Fast forward to a week later when I gained my composure and did a little (ok a lot) of “how to get out of a ticket or at least make it better” research. By “make it better” I mean somehow reduce the fine and avoid the increase in insurance rates that were sure to result from my lead foot. It turned out that I didn’t have to wait to contest my ticket until a court date and initially I decided to contact the ticketing officer directly to plead my case. I wrote a letter in the same fashion I would write a professional cover letter—I was basically trying to sell myself, my squeaky clean driving record (because parking tickets don’t count), and why my fine was way too high for a few mph over the speed limit. Although this method does not usually work, it gave me piece of mind and a chance to learn more about the system.
The options an individual has for a basic civil infraction ticket (a ticket that carries only a fine or possibility of points on your driving record) are numerous.
2.)Post bail and schedule a court date to argue your case.

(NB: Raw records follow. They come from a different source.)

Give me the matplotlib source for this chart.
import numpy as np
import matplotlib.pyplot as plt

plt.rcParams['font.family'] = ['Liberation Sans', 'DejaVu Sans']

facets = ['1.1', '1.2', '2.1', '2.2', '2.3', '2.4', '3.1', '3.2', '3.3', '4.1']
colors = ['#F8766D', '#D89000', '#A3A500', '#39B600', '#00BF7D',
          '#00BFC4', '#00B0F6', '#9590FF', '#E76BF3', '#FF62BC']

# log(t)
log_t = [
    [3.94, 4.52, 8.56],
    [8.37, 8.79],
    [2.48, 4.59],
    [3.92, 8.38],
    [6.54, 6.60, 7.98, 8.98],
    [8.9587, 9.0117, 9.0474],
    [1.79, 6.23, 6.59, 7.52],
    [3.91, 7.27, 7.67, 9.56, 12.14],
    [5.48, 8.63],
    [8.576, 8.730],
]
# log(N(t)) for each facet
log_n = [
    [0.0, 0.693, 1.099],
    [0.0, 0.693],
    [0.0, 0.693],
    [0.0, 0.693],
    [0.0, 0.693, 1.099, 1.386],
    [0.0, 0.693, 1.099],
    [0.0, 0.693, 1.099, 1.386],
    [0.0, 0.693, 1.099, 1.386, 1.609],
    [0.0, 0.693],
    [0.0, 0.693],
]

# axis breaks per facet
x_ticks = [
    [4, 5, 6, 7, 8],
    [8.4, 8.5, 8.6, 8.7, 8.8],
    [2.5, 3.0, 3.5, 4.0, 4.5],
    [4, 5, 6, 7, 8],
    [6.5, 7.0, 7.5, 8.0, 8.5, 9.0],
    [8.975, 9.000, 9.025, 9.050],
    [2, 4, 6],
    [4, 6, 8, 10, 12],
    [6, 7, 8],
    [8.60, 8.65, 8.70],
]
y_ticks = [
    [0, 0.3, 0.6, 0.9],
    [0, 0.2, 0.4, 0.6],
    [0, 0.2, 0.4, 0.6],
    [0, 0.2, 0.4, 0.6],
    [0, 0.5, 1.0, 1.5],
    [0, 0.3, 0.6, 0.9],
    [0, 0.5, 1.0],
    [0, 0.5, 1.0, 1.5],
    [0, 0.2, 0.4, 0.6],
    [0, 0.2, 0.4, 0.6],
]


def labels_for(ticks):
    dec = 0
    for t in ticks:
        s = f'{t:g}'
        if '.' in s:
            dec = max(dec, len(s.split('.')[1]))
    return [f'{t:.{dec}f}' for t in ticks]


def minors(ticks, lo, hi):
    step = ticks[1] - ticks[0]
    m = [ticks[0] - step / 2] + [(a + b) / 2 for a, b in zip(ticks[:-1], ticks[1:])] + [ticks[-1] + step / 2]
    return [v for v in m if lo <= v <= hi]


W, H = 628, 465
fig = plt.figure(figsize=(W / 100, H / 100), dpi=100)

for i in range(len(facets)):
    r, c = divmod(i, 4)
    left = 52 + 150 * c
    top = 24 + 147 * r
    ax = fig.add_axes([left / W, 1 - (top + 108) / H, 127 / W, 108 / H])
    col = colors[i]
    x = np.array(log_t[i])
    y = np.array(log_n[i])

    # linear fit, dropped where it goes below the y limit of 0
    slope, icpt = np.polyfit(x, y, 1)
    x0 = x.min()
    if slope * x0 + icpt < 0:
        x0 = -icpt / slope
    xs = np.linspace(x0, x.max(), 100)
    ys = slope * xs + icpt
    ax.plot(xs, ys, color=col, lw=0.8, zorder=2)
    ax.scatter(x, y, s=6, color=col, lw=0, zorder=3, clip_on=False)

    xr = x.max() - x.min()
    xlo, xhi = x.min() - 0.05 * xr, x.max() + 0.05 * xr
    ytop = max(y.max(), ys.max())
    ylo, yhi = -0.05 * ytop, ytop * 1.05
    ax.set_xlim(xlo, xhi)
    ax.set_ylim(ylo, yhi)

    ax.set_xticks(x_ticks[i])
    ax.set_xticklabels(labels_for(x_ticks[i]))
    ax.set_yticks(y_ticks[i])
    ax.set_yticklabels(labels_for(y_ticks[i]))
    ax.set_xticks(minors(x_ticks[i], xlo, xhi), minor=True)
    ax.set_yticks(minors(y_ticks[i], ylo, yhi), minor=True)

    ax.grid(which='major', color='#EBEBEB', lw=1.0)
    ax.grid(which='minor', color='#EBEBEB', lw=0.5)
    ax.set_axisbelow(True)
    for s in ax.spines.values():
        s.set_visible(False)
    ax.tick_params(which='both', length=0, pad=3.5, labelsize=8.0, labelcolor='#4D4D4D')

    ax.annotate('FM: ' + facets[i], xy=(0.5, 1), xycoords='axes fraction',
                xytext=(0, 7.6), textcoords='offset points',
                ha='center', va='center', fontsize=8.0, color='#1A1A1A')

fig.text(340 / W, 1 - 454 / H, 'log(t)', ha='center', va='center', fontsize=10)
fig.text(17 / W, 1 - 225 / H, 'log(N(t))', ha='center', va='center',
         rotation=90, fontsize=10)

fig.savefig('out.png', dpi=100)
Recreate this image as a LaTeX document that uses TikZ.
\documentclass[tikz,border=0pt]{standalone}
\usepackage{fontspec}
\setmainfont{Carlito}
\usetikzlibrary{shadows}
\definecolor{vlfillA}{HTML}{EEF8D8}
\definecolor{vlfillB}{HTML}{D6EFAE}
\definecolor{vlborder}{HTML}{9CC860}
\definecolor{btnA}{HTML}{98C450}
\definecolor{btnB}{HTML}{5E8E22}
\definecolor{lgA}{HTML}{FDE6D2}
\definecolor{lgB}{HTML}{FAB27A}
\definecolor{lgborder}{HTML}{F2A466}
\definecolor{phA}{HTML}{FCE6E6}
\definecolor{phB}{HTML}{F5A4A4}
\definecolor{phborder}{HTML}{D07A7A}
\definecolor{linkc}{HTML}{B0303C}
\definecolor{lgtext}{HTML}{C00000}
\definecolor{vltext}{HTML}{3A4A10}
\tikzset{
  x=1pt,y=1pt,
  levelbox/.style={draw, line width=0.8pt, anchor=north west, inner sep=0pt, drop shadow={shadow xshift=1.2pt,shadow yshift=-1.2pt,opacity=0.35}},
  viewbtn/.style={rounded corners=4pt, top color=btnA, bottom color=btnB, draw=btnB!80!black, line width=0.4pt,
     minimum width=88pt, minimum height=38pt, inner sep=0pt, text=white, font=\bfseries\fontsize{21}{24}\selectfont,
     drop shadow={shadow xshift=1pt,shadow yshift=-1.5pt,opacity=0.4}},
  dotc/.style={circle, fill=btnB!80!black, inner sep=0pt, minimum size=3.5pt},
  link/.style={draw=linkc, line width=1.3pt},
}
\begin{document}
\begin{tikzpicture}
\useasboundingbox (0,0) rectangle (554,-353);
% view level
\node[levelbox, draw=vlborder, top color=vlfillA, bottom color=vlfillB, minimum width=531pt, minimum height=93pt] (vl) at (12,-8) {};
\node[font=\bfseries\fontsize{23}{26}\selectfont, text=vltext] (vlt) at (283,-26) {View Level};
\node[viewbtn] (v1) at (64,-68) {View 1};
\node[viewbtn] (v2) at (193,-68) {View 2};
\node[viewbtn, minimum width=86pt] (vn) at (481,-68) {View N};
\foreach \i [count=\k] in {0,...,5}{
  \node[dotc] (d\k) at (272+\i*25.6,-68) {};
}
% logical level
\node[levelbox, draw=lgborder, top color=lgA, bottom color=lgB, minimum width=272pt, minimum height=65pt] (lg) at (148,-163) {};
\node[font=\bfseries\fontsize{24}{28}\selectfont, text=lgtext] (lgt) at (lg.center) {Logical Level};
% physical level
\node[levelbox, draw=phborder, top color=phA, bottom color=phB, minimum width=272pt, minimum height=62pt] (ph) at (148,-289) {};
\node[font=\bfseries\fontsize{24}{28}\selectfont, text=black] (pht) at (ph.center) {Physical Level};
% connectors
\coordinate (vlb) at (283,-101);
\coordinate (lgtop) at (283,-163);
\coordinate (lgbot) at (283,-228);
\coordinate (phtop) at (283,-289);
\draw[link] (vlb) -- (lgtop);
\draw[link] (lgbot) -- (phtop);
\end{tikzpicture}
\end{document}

3.)Set a court date to accept one of the “lesser punishment options” which usually includes the judge reducing the fine and giving the option of traffic school.

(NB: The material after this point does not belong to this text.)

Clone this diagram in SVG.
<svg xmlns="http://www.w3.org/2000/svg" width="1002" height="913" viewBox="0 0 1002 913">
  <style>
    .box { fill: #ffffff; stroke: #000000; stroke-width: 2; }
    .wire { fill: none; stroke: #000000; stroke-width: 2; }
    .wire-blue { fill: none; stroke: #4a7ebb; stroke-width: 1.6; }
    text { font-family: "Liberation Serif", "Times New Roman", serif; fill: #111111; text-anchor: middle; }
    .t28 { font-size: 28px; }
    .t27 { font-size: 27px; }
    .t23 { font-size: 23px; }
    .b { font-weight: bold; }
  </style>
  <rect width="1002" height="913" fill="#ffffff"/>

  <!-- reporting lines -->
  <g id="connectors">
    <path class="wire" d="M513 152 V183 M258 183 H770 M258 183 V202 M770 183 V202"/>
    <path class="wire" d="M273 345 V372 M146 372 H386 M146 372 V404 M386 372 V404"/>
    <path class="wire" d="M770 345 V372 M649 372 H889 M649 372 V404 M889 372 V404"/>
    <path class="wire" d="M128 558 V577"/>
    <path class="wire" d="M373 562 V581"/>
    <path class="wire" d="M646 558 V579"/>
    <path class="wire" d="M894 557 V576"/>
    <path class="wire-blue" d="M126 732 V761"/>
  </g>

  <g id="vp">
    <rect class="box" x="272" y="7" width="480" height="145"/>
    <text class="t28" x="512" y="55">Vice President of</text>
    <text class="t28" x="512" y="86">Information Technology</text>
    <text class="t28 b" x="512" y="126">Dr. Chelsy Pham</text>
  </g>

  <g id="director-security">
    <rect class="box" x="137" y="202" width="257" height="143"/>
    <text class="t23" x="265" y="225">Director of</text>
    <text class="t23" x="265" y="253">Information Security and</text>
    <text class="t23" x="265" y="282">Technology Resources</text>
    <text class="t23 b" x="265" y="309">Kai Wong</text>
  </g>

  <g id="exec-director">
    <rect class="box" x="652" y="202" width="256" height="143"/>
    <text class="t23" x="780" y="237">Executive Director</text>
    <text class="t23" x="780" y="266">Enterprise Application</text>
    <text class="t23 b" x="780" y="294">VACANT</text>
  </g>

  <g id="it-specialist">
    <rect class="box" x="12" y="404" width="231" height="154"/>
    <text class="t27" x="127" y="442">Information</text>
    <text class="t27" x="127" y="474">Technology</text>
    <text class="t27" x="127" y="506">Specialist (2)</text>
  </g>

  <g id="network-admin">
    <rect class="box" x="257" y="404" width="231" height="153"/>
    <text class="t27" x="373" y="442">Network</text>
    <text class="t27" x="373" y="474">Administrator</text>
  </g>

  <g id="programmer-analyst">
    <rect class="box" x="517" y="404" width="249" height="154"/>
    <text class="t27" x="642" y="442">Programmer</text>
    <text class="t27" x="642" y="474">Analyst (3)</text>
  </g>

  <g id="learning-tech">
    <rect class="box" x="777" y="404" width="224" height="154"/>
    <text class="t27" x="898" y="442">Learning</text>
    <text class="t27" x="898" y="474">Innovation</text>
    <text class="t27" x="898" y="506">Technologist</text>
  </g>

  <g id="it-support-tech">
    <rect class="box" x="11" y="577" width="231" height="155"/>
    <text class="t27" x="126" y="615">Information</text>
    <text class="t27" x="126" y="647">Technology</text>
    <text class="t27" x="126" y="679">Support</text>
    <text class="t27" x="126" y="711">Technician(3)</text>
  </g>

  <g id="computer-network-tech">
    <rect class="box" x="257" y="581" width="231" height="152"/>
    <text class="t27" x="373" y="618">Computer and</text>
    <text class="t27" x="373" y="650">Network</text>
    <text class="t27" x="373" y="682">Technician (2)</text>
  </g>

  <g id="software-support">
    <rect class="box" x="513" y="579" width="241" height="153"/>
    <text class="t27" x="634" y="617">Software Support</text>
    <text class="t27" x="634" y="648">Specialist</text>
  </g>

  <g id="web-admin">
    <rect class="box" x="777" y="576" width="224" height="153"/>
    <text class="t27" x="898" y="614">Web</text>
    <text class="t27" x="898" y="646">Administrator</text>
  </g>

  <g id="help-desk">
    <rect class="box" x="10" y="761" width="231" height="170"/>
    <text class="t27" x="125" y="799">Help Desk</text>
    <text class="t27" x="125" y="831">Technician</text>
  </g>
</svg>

When deciding which option to pursue the best place is taking time to know exactly what you were charged with, what your chances are of winning, and how much time you are willing to devote to the process. In the case of actually getting a lawyer (or doing it yourself) and pleading your case before the judge, the process gets much more complicated and expensive. I was surprised to read that as little as 3% of traffic tickets are contested. Especially when it comes to the last option (and the one I chose) courts will often grant a reduced fine and traffic school just for showing up. To me, that seems like a no brainier. Not surprisingly, the difficult economic times have resulted in an increased number of traffic tickets, which serve as a quick and simple source of revenue for states and local governments.
Ultimately, all my pleading and proofreading got me a stock response in which the officer informed me of my right to contest in person before a judge and that is exactly what I did. I got my ticket reduced in half and have a day of traffic school that I keep pushing back. Even better, my insurance rates will not go up which will save me much more money than the ticket itself!

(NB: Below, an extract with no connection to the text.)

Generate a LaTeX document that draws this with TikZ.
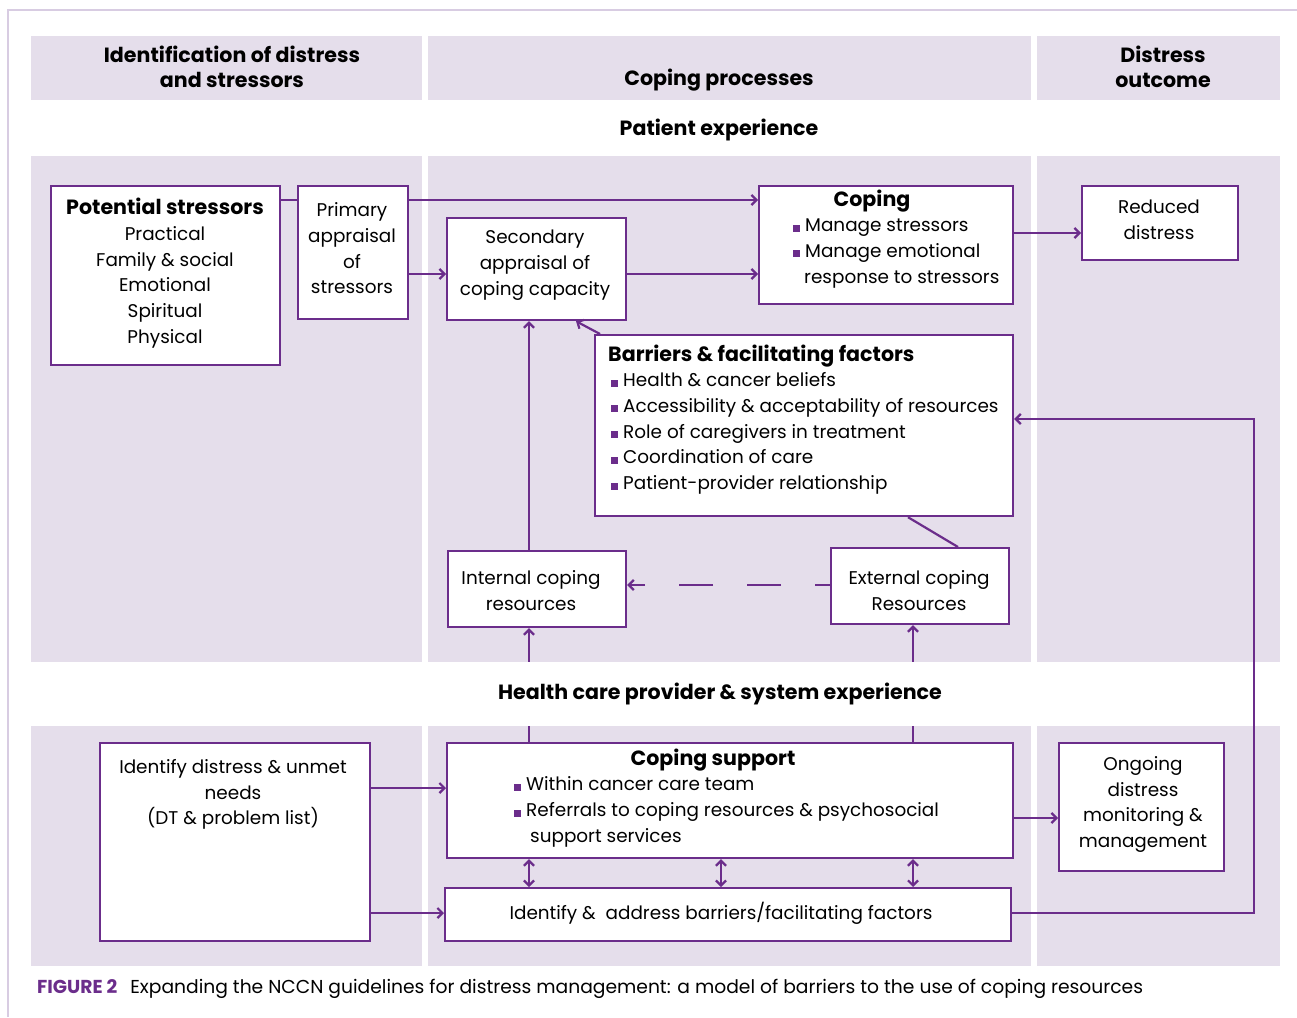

On a side note, I think it is important to remember that this is still a court process and you are going in front of a judge…so look like it! I cringed when I saw some of the people in the room showing up in their sweaty gym clothes, ratty jeans, and other attire totally inappropriate for a court of law. Oddly enough, I really enjoyed learning about the process and the options available to a citizen wishing to contest a ticket. There is always a story behind a ticket and the law is not as black and white as first meets the eye for those willing to spend the time and go through the process.